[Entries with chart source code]

- - - -

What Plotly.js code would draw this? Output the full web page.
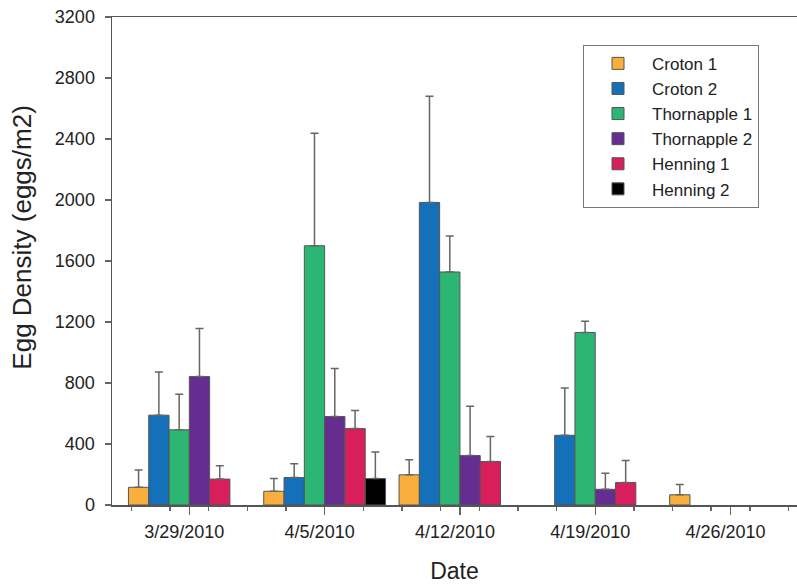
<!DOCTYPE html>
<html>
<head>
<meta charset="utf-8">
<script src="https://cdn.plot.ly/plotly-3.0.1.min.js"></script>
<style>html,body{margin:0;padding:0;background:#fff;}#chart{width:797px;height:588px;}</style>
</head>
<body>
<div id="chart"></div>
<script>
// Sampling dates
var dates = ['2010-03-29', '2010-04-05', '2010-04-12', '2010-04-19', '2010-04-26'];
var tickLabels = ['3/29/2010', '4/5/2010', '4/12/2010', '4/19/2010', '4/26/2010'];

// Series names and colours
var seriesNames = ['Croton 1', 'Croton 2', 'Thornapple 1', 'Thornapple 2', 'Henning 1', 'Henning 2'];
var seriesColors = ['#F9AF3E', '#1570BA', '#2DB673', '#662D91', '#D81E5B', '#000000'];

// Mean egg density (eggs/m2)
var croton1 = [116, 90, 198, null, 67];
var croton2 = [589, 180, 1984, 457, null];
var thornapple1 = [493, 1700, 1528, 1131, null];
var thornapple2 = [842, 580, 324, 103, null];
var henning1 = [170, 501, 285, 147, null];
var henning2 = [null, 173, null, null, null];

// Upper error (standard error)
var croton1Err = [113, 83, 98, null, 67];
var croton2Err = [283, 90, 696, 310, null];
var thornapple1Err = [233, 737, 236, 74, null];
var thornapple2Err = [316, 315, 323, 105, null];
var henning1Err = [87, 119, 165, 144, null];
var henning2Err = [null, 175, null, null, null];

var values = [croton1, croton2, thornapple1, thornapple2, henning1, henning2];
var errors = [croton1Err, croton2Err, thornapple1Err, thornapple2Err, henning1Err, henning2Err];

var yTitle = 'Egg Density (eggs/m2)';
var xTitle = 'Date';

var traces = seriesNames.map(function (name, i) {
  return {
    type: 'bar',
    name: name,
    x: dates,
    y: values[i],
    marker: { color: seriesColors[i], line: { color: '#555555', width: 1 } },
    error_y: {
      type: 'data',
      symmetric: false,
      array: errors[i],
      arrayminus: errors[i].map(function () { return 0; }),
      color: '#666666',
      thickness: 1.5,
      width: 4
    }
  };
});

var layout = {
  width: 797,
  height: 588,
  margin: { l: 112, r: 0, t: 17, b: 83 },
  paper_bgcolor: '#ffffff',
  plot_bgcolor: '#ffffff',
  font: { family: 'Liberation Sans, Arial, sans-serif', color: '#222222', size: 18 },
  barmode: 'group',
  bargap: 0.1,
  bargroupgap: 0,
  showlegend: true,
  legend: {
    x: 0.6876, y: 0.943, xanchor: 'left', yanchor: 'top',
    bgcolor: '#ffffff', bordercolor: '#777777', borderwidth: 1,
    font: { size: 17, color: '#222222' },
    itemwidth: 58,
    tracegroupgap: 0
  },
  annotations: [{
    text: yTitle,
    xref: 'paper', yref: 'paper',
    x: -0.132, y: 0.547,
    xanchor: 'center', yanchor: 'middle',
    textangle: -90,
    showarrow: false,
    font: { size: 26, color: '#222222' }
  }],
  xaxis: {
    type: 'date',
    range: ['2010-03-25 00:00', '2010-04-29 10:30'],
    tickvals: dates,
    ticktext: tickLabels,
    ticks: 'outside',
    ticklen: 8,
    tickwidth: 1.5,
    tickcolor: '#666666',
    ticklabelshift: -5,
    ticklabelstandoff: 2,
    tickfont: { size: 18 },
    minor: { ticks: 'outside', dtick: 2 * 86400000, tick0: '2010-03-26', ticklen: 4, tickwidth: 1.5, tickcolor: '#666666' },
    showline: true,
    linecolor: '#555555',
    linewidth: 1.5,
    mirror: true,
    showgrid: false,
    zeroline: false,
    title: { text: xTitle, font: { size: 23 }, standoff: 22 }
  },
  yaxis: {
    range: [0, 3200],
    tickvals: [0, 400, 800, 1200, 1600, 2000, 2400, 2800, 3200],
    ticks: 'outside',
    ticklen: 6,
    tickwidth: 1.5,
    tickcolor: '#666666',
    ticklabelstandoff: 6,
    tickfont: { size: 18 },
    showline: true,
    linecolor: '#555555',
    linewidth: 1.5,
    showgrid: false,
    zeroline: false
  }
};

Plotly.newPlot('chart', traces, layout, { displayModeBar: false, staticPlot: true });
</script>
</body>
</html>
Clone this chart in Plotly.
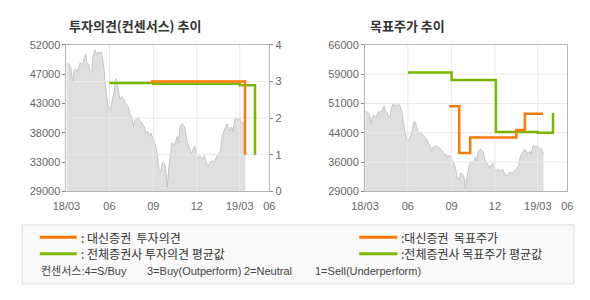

- - - -

• _WHAT THE TASK REQUIRES_: Transcribe the opening line of the listing above, please, and every line after it through the line with "thornapple2Err, henning1Err, henning2Err];", word for word, without pictures.

• _FULL OUTPUT_:
What Plotly.js code would draw this? Output the full web page.
<!DOCTYPE html>
<html>
<head>
<meta charset="utf-8">
<script src="https://cdn.plot.ly/plotly-3.0.1.min.js"></script>
<style>html,body{margin:0;padding:0;background:#fff;}#chart{width:797px;height:588px;}</style>
</head>
<body>
<div id="chart"></div>
<script>
// Sampling dates
var dates = ['2010-03-29', '2010-04-05', '2010-04-12', '2010-04-19', '2010-04-26'];
var tickLabels = ['3/29/2010', '4/5/2010', '4/12/2010', '4/19/2010', '4/26/2010'];

// Series names and colours
var seriesNames = ['Croton 1', 'Croton 2', 'Thornapple 1', 'Thornapple 2', 'Henning 1', 'Henning 2'];
var seriesColors = ['#F9AF3E', '#1570BA', '#2DB673', '#662D91', '#D81E5B', '#000000'];

// Mean egg density (eggs/m2)
var croton1 = [116, 90, 198, null, 67];
var croton2 = [589, 180, 1984, 457, null];
var thornapple1 = [493, 1700, 1528, 1131, null];
var thornapple2 = [842, 580, 324, 103, null];
var henning1 = [170, 501, 285, 147, null];
var henning2 = [null, 173, null, null, null];

// Upper error (standard error)
var croton1Err = [113, 83, 98, null, 67];
var croton2Err = [283, 90, 696, 310, null];
var thornapple1Err = [233, 737, 236, 74, null];
var thornapple2Err = [316, 315, 323, 105, null];
var henning1Err = [87, 119, 165, 144, null];
var henning2Err = [null, 175, null, null, null];

var values = [croton1, croton2, thornapple1, thornapple2, henning1, henning2];
var errors = [croton1Err, croton2Err, thornapple1Err, thornapple2Err, henning1Err, henning2Err];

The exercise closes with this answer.